Material provided:
---*---

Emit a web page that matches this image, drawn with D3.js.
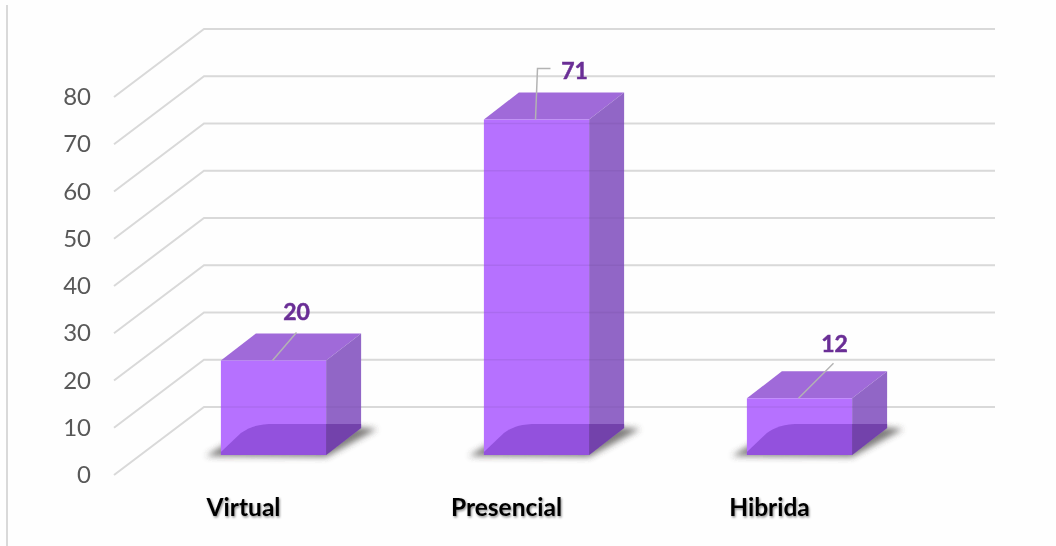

---*---

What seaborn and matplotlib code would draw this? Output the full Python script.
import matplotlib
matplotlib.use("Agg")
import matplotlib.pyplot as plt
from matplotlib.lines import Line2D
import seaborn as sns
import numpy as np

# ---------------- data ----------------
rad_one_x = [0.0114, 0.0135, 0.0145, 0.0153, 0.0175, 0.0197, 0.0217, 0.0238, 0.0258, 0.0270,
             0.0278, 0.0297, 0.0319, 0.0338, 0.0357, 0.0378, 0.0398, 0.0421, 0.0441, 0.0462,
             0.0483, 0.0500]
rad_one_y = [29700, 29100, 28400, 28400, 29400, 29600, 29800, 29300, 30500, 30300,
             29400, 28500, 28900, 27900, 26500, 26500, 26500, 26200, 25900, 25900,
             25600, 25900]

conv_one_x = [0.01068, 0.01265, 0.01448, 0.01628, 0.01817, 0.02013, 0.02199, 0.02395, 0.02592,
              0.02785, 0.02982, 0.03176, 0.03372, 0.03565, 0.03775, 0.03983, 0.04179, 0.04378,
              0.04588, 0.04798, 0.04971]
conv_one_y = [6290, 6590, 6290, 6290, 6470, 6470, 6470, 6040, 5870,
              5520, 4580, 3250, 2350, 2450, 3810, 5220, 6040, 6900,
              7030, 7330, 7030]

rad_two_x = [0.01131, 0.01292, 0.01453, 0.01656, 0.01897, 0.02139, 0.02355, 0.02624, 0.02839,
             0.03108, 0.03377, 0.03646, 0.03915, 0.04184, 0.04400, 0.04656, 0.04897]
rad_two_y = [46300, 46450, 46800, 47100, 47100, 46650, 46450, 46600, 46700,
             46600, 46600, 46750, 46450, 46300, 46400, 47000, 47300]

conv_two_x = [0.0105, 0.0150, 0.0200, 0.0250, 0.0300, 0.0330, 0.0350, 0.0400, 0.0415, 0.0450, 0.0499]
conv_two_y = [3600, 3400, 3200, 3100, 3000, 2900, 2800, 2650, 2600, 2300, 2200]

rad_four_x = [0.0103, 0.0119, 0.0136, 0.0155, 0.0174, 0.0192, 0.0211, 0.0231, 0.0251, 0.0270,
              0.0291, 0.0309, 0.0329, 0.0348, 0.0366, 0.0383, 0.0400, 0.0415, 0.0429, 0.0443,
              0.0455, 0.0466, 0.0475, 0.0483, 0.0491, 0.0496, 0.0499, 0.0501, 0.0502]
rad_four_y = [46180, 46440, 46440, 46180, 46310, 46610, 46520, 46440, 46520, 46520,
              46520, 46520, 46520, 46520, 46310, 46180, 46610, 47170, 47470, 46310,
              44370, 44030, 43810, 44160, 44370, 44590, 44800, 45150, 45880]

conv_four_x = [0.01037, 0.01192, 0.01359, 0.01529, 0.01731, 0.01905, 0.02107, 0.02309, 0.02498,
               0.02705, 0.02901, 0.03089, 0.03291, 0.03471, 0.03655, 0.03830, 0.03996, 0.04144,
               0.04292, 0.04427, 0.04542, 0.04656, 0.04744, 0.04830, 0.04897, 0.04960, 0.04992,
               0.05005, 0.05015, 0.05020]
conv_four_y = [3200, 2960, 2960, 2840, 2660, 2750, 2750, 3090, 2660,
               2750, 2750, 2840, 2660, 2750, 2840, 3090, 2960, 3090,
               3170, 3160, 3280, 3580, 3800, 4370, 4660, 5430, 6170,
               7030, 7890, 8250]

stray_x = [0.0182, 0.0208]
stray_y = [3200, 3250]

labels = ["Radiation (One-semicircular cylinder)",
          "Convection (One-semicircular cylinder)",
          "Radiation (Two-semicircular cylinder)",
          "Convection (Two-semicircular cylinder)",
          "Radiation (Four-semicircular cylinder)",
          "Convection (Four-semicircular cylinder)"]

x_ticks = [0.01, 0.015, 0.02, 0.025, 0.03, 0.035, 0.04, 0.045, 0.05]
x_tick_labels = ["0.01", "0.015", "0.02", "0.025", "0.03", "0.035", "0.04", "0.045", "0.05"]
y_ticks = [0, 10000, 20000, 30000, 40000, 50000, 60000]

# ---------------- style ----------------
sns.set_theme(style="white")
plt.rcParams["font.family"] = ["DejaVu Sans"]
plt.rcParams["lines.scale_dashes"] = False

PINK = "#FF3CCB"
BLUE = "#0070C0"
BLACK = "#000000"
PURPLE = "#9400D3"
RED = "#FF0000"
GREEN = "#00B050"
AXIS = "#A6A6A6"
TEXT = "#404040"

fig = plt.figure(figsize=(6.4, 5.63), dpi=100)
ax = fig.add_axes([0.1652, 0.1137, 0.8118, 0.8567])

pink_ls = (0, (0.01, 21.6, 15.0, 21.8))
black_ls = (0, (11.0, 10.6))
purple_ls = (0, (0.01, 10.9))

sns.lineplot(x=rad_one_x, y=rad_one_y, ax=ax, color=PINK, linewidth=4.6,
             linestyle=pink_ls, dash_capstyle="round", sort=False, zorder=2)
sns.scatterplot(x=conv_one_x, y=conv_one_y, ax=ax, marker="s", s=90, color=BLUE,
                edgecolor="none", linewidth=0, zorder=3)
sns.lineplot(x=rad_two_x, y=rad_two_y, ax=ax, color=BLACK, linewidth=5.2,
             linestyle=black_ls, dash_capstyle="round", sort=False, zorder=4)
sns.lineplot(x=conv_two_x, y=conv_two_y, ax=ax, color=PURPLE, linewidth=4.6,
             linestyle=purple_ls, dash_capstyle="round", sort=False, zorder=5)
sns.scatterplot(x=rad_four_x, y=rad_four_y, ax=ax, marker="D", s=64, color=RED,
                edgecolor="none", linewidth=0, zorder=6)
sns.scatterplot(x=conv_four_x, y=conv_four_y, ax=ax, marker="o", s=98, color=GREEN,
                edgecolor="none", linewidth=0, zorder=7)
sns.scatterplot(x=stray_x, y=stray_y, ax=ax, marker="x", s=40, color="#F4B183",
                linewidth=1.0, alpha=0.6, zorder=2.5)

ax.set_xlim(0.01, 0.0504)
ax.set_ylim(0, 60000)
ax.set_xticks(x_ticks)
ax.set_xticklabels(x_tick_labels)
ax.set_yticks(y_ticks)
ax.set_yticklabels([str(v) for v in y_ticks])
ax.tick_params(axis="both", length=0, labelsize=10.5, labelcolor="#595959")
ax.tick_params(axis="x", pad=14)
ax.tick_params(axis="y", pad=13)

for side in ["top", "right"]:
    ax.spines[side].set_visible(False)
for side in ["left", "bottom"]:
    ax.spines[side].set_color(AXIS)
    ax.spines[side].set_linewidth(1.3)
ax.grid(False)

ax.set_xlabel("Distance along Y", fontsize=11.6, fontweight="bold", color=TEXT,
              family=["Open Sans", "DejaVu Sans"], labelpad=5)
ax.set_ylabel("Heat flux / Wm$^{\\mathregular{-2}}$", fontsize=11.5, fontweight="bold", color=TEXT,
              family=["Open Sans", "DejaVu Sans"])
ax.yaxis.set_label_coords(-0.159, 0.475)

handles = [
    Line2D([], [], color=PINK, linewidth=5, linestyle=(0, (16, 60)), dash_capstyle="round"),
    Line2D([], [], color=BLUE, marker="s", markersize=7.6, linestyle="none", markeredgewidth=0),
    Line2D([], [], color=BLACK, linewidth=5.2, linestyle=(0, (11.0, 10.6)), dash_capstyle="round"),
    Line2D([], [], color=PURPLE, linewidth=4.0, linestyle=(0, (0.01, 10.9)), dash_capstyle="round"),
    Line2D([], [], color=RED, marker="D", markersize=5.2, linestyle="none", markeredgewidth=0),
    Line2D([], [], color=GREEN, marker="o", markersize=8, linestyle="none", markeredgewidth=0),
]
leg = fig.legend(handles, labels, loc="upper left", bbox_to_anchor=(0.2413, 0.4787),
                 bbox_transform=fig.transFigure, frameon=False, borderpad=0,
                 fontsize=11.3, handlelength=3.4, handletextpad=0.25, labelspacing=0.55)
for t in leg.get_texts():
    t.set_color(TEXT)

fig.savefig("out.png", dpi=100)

---*---

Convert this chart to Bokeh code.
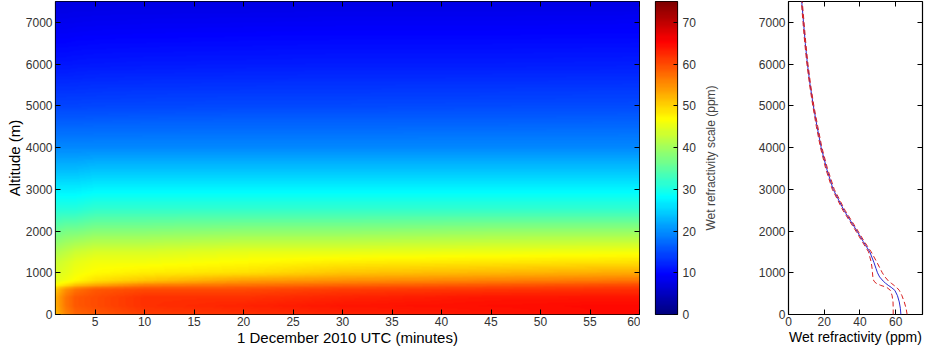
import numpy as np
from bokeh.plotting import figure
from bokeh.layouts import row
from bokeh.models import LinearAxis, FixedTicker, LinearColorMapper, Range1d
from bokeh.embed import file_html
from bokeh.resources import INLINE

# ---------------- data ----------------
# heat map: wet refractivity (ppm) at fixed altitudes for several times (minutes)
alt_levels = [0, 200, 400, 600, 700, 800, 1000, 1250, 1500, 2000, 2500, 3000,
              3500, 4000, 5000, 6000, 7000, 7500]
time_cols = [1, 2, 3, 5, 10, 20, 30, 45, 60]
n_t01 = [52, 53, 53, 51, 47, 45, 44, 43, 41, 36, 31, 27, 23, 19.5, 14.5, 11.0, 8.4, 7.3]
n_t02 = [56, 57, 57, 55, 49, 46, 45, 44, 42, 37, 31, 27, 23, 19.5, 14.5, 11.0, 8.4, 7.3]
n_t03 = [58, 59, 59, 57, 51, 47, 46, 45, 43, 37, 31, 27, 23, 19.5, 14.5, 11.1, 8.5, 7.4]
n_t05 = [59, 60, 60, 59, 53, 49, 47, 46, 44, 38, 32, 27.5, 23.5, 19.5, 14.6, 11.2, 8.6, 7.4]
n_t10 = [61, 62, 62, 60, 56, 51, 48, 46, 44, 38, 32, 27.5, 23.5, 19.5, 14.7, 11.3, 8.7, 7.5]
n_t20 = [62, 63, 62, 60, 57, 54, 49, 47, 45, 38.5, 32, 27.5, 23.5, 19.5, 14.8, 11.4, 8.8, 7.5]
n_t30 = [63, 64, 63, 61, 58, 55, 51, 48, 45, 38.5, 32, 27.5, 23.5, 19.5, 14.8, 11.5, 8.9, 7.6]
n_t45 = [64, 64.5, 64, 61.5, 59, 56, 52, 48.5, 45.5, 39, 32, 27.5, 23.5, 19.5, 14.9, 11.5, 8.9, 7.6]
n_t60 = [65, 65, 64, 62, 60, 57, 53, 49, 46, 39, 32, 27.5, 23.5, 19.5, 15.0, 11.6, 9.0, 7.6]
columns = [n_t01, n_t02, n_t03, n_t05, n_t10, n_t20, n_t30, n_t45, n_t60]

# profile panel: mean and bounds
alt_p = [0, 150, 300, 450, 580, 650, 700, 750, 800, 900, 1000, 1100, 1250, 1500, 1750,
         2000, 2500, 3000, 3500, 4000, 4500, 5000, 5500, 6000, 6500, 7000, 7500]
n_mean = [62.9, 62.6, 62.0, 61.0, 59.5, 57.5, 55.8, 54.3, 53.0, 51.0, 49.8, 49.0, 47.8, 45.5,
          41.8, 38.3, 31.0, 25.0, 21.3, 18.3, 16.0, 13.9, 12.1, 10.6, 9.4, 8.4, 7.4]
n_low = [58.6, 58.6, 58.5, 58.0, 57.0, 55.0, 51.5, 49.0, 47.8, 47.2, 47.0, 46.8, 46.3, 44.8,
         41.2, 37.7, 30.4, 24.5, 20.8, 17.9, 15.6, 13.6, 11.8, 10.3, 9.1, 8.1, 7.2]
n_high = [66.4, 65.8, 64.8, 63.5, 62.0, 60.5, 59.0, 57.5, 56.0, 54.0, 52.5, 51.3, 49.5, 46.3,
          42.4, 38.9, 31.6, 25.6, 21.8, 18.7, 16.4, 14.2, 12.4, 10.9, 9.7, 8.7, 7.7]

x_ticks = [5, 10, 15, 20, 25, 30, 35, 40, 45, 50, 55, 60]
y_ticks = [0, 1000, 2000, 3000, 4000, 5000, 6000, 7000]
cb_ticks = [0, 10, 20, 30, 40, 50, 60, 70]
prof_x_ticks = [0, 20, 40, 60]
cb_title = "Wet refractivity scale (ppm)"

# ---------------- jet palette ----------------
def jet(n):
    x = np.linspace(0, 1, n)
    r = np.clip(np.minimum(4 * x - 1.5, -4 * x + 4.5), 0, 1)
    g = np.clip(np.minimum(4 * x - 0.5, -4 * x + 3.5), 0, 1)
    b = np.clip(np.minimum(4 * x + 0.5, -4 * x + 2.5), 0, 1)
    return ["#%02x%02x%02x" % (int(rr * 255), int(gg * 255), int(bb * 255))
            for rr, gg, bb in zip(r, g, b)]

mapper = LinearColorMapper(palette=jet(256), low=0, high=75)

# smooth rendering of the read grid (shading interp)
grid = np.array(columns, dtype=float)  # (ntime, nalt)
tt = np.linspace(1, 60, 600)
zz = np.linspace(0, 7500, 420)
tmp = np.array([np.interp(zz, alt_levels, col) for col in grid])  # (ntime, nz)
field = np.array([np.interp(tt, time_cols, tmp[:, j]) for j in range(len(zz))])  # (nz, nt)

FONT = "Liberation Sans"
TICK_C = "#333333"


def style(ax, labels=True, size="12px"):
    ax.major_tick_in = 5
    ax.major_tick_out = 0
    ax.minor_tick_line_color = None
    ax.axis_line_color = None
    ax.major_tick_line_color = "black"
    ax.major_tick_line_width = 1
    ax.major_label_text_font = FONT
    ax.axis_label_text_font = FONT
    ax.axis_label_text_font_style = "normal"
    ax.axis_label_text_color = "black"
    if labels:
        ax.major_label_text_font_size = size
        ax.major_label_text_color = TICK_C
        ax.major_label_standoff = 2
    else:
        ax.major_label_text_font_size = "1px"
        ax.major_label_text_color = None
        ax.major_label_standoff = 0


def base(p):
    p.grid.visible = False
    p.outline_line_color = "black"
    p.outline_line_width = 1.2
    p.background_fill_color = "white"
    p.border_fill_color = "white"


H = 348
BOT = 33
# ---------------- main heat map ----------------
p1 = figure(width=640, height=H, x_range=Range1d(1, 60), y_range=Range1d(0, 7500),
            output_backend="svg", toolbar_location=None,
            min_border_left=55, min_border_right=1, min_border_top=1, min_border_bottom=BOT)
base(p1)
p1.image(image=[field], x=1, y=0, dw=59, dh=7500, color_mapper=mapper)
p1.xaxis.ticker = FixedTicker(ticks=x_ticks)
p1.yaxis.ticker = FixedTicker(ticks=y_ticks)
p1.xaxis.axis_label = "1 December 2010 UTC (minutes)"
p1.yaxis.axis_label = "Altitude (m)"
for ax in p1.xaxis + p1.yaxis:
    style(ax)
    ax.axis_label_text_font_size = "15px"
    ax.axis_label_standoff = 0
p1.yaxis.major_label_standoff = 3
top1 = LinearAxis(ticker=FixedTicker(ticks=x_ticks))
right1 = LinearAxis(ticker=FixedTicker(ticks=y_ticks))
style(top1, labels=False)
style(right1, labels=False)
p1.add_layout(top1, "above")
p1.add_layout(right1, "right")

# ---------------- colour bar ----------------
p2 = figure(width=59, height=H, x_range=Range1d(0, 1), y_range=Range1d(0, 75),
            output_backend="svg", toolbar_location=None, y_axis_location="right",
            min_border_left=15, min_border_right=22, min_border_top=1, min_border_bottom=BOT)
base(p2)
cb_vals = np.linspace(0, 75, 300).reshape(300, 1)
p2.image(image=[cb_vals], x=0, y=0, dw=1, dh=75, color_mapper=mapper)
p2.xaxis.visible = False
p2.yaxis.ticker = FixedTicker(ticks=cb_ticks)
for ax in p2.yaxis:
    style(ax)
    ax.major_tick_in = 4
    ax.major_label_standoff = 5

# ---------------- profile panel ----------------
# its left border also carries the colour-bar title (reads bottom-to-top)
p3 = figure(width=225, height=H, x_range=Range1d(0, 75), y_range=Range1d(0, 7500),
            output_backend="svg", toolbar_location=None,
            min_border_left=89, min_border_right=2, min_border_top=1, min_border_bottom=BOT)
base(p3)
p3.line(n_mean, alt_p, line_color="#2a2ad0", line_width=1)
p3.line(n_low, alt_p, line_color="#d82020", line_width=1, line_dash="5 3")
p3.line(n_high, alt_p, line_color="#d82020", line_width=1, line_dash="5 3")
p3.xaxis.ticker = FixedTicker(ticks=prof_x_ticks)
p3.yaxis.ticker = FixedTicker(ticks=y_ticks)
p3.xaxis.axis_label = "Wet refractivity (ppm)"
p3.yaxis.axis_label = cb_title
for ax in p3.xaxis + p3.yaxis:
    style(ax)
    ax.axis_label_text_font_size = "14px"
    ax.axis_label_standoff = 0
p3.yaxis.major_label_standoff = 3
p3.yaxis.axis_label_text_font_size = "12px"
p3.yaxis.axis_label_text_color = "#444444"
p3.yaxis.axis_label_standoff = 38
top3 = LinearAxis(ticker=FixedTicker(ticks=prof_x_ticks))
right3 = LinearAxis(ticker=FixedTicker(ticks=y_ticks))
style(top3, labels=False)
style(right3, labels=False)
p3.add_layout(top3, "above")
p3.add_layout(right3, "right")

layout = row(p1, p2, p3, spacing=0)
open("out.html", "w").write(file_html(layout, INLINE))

---*---

Job: Quote word for word only the lines above from the one containing "Convert this chart to Bokeh code." through the one containing "from bokeh.resources import INLINE". Pictures stay out of your copy.

Task output:
Convert this chart to Bokeh code.
import numpy as np
from bokeh.plotting import figure
from bokeh.layouts import row
from bokeh.models import LinearAxis, FixedTicker, LinearColorMapper, Range1d
from bokeh.embed import file_html
from bokeh.resources import INLINE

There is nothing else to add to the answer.